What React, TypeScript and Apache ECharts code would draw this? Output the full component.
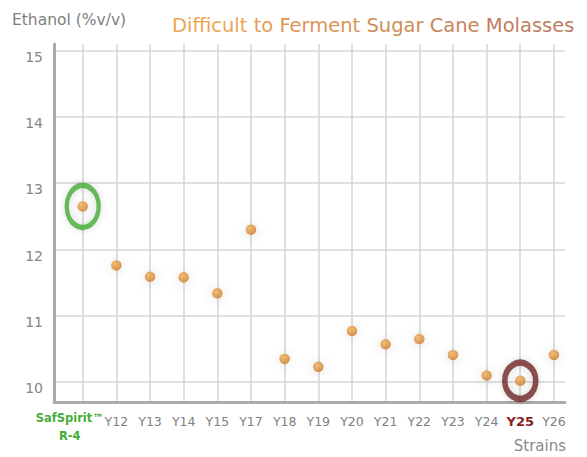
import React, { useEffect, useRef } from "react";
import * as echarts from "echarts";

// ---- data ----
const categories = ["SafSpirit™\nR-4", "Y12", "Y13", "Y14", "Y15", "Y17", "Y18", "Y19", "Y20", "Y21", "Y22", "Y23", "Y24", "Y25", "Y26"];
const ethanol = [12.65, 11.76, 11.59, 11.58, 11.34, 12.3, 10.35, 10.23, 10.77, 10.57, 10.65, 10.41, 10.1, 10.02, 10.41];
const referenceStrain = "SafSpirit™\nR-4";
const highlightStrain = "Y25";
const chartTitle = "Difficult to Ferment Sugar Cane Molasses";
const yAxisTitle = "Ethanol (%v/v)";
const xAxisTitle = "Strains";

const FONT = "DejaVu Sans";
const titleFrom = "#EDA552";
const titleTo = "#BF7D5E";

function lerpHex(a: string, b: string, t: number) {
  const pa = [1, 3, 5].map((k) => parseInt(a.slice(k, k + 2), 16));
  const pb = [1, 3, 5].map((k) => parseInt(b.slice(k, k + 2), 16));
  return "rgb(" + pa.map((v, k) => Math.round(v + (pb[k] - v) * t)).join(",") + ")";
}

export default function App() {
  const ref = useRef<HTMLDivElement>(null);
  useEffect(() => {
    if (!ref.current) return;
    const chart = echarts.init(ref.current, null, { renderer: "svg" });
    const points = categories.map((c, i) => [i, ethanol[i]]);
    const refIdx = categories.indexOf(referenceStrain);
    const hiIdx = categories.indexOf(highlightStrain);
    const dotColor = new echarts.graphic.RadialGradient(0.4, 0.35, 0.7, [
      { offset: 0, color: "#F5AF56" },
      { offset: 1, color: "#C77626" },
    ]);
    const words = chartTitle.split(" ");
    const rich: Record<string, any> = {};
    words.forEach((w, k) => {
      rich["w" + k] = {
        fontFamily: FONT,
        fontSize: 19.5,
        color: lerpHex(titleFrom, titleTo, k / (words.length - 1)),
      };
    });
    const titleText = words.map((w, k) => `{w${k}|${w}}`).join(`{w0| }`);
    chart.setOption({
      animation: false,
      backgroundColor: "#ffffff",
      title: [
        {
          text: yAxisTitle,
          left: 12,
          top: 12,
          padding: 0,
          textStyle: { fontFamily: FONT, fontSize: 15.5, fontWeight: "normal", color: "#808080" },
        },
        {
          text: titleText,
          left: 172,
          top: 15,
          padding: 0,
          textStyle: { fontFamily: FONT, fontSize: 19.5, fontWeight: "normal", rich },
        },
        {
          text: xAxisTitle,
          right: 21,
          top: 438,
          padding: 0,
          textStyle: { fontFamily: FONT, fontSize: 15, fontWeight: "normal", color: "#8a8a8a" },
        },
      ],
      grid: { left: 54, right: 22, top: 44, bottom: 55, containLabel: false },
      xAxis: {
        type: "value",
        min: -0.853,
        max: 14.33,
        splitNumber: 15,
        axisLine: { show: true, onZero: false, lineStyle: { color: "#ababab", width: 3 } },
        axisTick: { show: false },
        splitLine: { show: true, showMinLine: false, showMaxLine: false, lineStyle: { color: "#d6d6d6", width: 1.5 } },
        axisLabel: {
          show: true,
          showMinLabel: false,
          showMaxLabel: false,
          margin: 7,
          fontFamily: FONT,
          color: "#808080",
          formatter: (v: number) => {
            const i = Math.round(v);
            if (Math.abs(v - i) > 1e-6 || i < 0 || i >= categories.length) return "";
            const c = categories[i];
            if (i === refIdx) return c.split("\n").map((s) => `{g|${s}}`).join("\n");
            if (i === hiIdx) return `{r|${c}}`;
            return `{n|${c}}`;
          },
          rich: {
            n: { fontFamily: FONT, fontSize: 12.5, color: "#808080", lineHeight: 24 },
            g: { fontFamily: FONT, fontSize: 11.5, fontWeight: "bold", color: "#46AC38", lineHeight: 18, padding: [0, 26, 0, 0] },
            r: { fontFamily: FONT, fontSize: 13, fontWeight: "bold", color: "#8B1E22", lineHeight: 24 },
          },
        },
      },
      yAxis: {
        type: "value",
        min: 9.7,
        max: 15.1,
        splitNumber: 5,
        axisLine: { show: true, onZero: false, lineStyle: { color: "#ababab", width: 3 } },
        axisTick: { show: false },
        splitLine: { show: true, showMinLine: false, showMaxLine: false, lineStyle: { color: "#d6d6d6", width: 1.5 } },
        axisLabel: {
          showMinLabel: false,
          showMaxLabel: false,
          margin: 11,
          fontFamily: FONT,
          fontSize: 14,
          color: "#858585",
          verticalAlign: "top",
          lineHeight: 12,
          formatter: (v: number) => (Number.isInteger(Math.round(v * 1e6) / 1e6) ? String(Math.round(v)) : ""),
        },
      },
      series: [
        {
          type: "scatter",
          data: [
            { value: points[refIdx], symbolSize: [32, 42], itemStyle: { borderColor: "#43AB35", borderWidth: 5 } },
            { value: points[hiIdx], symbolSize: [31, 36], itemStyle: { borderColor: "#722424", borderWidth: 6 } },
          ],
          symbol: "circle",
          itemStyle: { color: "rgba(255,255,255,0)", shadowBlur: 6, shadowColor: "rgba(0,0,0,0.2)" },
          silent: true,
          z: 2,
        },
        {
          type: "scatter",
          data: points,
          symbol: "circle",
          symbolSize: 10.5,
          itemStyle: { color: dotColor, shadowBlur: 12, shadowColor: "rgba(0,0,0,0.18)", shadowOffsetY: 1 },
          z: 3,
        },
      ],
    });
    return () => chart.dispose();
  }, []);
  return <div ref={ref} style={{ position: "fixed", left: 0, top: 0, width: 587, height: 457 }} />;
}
-----
◆ TASK ◆
Leave out the pictures and repeat the lines from the start of the material through the line with "import * as", inclusive.

◆ RESULT OF THE TASK ◆
What React, TypeScript and Apache ECharts code would draw this? Output the full component.
import React, { useEffect, useRef } from "react";
import * as echarts from "echarts";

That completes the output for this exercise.